While the exact number of forced sterilization cases in California is unknown, the best estimation is tens of thousands. There have been multiple waves of compulsory sterilization throughout the 21st century. Although by 1979 forced sterilizations laws were repealed in California for state hospitals, approximately 20,000 people had already received sterilizations without their consent. An article published in 2013 reports that from 2006-2010 at least 148 unauthorized tubal ligations were performed on women detained in the California Department of Corrections and Rehabilitation. Only in 2010 were eugenics laws in California repealed for state prisons. 

The Los Angeles Times reports that most of the folks violated are Black, Indigenous, or Latinx, and were sterilized by way of ovary removal, tubal ligations, and hysterectomies. Free and informed consent was never granted during these procedures. In fact, “consent” on paper appeared as information written in one’s non-native language, a shaky signature given under anesthesia, or even an agreement to one procedure, such as a biopsy, only to find out after surgery that another procedure was performed. 

Released in 2020, Belly of the Beast is a powerful documentary that shares the stories of female inmates who were sterilized in California prisons, honing in on the experience of Kelli Dillon ─ former inmate and now violence prevention activist ─ in fighting for her reproductive justice against the Department of Corrections. For individuals who did not or do not have the resources to challenge state prisons directly, there is another way they may receive some justice for such a horrific assault: The Forced or Involuntary Sterilization Compensation Program (FISCP)

FISCP, orchestrated by the California Victim Compensation Board (CalVCB), was announced at the end of 2021 and implemented January 1, 2022. The program promises to divide $4.5 million (roughly $25,000 per victim) among those who were wrongfully sterilized under the state’s care. CalVCB states on their website that monetary compensation may be granted in two payments, the second payment only to be sent if there are remaining funds in the budget by March 31, 2024. 

California is recognized as administering the most sterilizations in the U.S. within the last century. California’s history of forced sterilizations is not only a clear violation of reproductive justice and bodily autonomy, but also of public welfare. It is the responsibility of the state government to protect its constituents, and it is the responsibility of the federal government to protect its people. 
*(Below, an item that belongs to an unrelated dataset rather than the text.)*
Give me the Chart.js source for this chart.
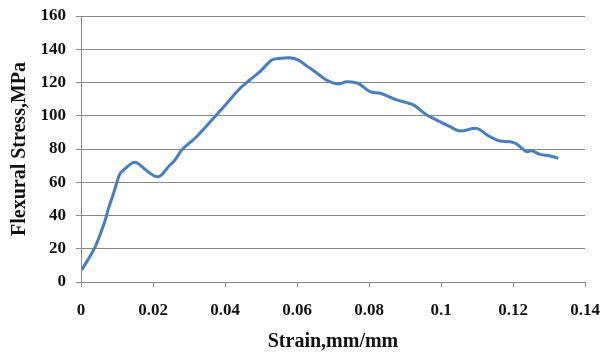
<!DOCTYPE html>
<html lang="en">
<head>
    <meta charset="UTF-8">
    <title>Flexural Stress vs Strain</title>
    <style>
        html, body { margin: 0; padding: 0; background: #fff; }
        .chart_container { width: 600px; height: 354px; }
    </style>
</head>
<body>
    <div class="chart_container">
        <canvas id="my_chart" width="600" height="354" aria-label="Flexural stress vs strain" role="img"></canvas>
    </div>

    <script src="https://cdn.jsdelivr.net/npm/chart.js"></script>
    <script>
    // values
    const strain = [0.0002, 0.0039, 0.0067, 0.0076, 0.009, 0.0108, 0.0122, 0.0141, 0.0155, 0.0169,
        0.0192, 0.021, 0.0224, 0.0243, 0.0261, 0.028, 0.0321, 0.0368, 0.0405, 0.0442,
        0.0469, 0.0497, 0.053, 0.0553, 0.058, 0.0604, 0.0627, 0.065, 0.0682, 0.0715,
        0.0738, 0.077, 0.0803, 0.0831, 0.0877, 0.0923, 0.096, 0.0988, 0.1025, 0.1053,
        0.1099, 0.1131, 0.1164, 0.1192, 0.121, 0.1238, 0.1252, 0.1275, 0.1303, 0.1326];
    const stress = [7.2, 21, 37, 44, 53, 65, 68, 71.4, 71.8, 69.4,
        65.4, 63.3, 64.4, 69.4, 73.4, 79.4, 87.4, 98.5, 107.5, 116.5,
        121.5, 126.5, 133.5, 134.5, 134.9, 133.5, 130, 126.5, 121.5, 119.1,
        120.5, 119.5, 114.5, 113.5, 109.5, 106.5, 100.5, 97.4, 93.4, 90.8,
        92.4, 88, 84.8, 84.4, 83, 78.4, 79, 76.8, 75.8, 74.4];
    const xTicks = [0, 0.02, 0.04, 0.06, 0.08, 0.1, 0.12, 0.14];
    const yTicks = [0, 20, 40, 60, 80, 100, 120, 140, 160];

    const points = strain.map((s, i) => ({ x: s, y: stress[i] }));
    const serif = 'Liberation Serif, Times New Roman, serif';

    const ctx = document.getElementById('my_chart').getContext('2d');
    new Chart(ctx, {
        type: 'scatter',
        data: {
            datasets: [{
                data: points,
                showLine: true,
                borderColor: '#4a7ebb',
                borderWidth: 3,
                pointRadius: 0,
                tension: 0.3,
                fill: false
            }]
        },
        options: {
            responsive: false,
            animation: false,
            layout: { padding: { top: 16, right: 15, bottom: 0, left: 0 } },
            plugins: { legend: { display: false }, tooltip: { enabled: false } },
            scales: {
                x: {
                    type: 'linear',
                    min: xTicks[0],
                    max: xTicks[xTicks.length - 1],
                    afterBuildTicks: axis => { axis.ticks = xTicks.map(v => ({ value: v })); },
                    afterFit: axis => { axis.height = 72; axis.paddingLeft = 0; axis.paddingRight = 0; },
                    grid: { drawOnChartArea: false, drawTicks: true, tickLength: 5, color: '#888' },
                    border: { color: '#888' },
                    ticks: {
                        padding: 13,
                        color: '#111',
                        font: { family: serif, size: 17, weight: 'bold' },
                        callback: v => String(+v.toFixed(2))
                    },
                    title: {
                        display: true,
                        text: 'Strain,mm/mm',
                        color: '#111',
                        font: { family: serif, size: 20, weight: 'bold' },
                        padding: { top: 0, bottom: 0 }
                    }
                },
                y: {
                    min: yTicks[0],
                    max: yTicks[yTicks.length - 1],
                    afterBuildTicks: axis => { axis.ticks = yTicks.map(v => ({ value: v })); },
                    afterFit: axis => { axis.width = 81; axis.paddingTop = 0; axis.paddingBottom = 0; },
                    grid: { color: '#888', tickLength: 5 },
                    border: { color: '#888' },
                    ticks: {
                        padding: 10,
                        color: '#111',
                        font: { family: serif, size: 17, weight: 'bold' }
                    },
                    title: {
                        display: true,
                        text: 'Flexural Stress,MPa',
                        color: '#111',
                        font: { family: serif, size: 20, weight: 'bold' },
                        padding: { top: 8, bottom: 0 }
                    }
                }
            }
        }
    });
    </script>
</body>
</html>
California failed some of its most marginalized communities pre and post eugenics movement, but has pledged to at least begin the process of transitional justice. On the program’s launch, California’s Governor Gavin Newsom voiced,  “California is committed to confronting this dark chapter in the state’s past and addressing the impacts of this shameful history still being felt by Californians today. While we can never fully make amends for what they’ve endured, the state will do all it can to ensure survivors of wrongful sterilization receive compensation.” 

Unlike the trauma that those sterilized experienced, this program is short-lived. Individuals are only able to apply through December 31, 2023. There are a number of forms to be completed with the application, including a Sterilization Statement, an Authorized Representative Designation Letter, a Beneficiary and Trust Designation Form and a Contact Information Change Form, all available in both English and Spanish. CalVCB also requires documentation that proves these individuals were forcibly sterilized by a state institution, such as surgical consent forms or court records. With only a year to gather and report this data, however, this one program cannot possibly provide reproductive justice for every single one of these living victims. One year of compensation cannot undo the damage done over decades, but it is certainly a start.